THE REQUEST: Each line below should be quoted exactly, please.
◇ ◇ ◇ ◇
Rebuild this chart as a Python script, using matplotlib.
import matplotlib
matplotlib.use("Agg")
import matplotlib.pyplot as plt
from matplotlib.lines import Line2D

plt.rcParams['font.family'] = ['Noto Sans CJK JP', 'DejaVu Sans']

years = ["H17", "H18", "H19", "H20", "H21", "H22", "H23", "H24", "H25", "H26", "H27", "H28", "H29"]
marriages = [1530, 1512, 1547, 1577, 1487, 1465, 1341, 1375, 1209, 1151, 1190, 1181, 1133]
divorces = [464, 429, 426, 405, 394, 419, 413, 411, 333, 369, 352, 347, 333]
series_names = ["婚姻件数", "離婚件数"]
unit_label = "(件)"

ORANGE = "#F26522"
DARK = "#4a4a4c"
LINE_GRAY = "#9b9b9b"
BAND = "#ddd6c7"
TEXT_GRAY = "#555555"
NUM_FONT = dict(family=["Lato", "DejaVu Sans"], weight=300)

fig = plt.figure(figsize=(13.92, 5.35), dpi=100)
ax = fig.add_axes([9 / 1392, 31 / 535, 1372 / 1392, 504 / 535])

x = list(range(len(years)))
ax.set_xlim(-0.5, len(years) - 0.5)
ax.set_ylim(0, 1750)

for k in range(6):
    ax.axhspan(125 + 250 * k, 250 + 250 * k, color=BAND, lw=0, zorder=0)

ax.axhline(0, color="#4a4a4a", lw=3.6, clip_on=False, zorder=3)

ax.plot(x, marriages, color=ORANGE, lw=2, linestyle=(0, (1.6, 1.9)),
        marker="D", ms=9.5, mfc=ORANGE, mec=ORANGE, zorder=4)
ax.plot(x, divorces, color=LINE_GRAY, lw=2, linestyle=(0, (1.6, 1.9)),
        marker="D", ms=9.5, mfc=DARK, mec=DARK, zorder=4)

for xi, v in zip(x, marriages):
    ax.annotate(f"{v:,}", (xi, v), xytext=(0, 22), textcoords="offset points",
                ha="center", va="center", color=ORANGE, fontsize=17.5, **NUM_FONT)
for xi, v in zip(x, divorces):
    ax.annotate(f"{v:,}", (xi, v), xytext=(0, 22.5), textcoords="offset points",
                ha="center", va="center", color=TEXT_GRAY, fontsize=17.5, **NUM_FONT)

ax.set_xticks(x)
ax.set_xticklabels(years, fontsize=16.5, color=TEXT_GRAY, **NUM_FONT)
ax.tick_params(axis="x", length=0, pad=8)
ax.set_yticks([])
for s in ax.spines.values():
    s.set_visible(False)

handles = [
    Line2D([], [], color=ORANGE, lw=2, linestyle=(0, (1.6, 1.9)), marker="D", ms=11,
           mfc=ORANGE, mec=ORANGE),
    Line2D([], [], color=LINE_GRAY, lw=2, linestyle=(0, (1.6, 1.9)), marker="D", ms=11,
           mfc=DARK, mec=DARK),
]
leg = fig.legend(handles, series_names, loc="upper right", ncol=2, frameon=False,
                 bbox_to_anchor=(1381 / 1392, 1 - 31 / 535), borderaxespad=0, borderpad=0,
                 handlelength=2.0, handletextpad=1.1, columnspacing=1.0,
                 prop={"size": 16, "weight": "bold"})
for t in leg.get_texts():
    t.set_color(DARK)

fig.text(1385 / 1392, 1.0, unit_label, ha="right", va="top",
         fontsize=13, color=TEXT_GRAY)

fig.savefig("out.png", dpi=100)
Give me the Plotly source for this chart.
◇ ◇ ◇ ◇
RESULT OF THE TASK:
Rebuild this chart as a Python script, using matplotlib.
import matplotlib
matplotlib.use("Agg")
import matplotlib.pyplot as plt
from matplotlib.lines import Line2D

plt.rcParams['font.family'] = ['Noto Sans CJK JP', 'DejaVu Sans']

years = ["H17", "H18", "H19", "H20", "H21", "H22", "H23", "H24", "H25", "H26", "H27", "H28", "H29"]
marriages = [1530, 1512, 1547, 1577, 1487, 1465, 1341, 1375, 1209, 1151, 1190, 1181, 1133]
divorces = [464, 429, 426, 405, 394, 419, 413, 411, 333, 369, 352, 347, 333]
series_names = ["婚姻件数", "離婚件数"]
unit_label = "(件)"

ORANGE = "#F26522"
DARK = "#4a4a4c"
LINE_GRAY = "#9b9b9b"
BAND = "#ddd6c7"
TEXT_GRAY = "#555555"
NUM_FONT = dict(family=["Lato", "DejaVu Sans"], weight=300)

fig = plt.figure(figsize=(13.92, 5.35), dpi=100)
ax = fig.add_axes([9 / 1392, 31 / 535, 1372 / 1392, 504 / 535])

x = list(range(len(years)))
ax.set_xlim(-0.5, len(years) - 0.5)
ax.set_ylim(0, 1750)

for k in range(6):
    ax.axhspan(125 + 250 * k, 250 + 250 * k, color=BAND, lw=0, zorder=0)

ax.axhline(0, color="#4a4a4a", lw=3.6, clip_on=False, zorder=3)

ax.plot(x, marriages, color=ORANGE, lw=2, linestyle=(0, (1.6, 1.9)),
        marker="D", ms=9.5, mfc=ORANGE, mec=ORANGE, zorder=4)
ax.plot(x, divorces, color=LINE_GRAY, lw=2, linestyle=(0, (1.6, 1.9)),
        marker="D", ms=9.5, mfc=DARK, mec=DARK, zorder=4)

for xi, v in zip(x, marriages):
    ax.annotate(f"{v:,}", (xi, v), xytext=(0, 22), textcoords="offset points",
                ha="center", va="center", color=ORANGE, fontsize=17.5, **NUM_FONT)
for xi, v in zip(x, divorces):
    ax.annotate(f"{v:,}", (xi, v), xytext=(0, 22.5), textcoords="offset points",
                ha="center", va="center", color=TEXT_GRAY, fontsize=17.5, **NUM_FONT)

ax.set_xticks(x)
ax.set_xticklabels(years, fontsize=16.5, color=TEXT_GRAY, **NUM_FONT)
ax.tick_params(axis="x", length=0, pad=8)
ax.set_yticks([])
for s in ax.spines.values():
    s.set_visible(False)

handles = [
    Line2D([], [], color=ORANGE, lw=2, linestyle=(0, (1.6, 1.9)), marker="D", ms=11,
           mfc=ORANGE, mec=ORANGE),
    Line2D([], [], color=LINE_GRAY, lw=2, linestyle=(0, (1.6, 1.9)), marker="D", ms=11,
           mfc=DARK, mec=DARK),
]
leg = fig.legend(handles, series_names, loc="upper right", ncol=2, frameon=False,
                 bbox_to_anchor=(1381 / 1392, 1 - 31 / 535), borderaxespad=0, borderpad=0,
                 handlelength=2.0, handletextpad=1.1, columnspacing=1.0,
                 prop={"size": 16, "weight": "bold"})
for t in leg.get_texts():
    t.set_color(DARK)

fig.text(1385 / 1392, 1.0, unit_label, ha="right", va="top",
         fontsize=13, color=TEXT_GRAY)

fig.savefig("out.png", dpi=100)
Give me the Plotly source for this chart.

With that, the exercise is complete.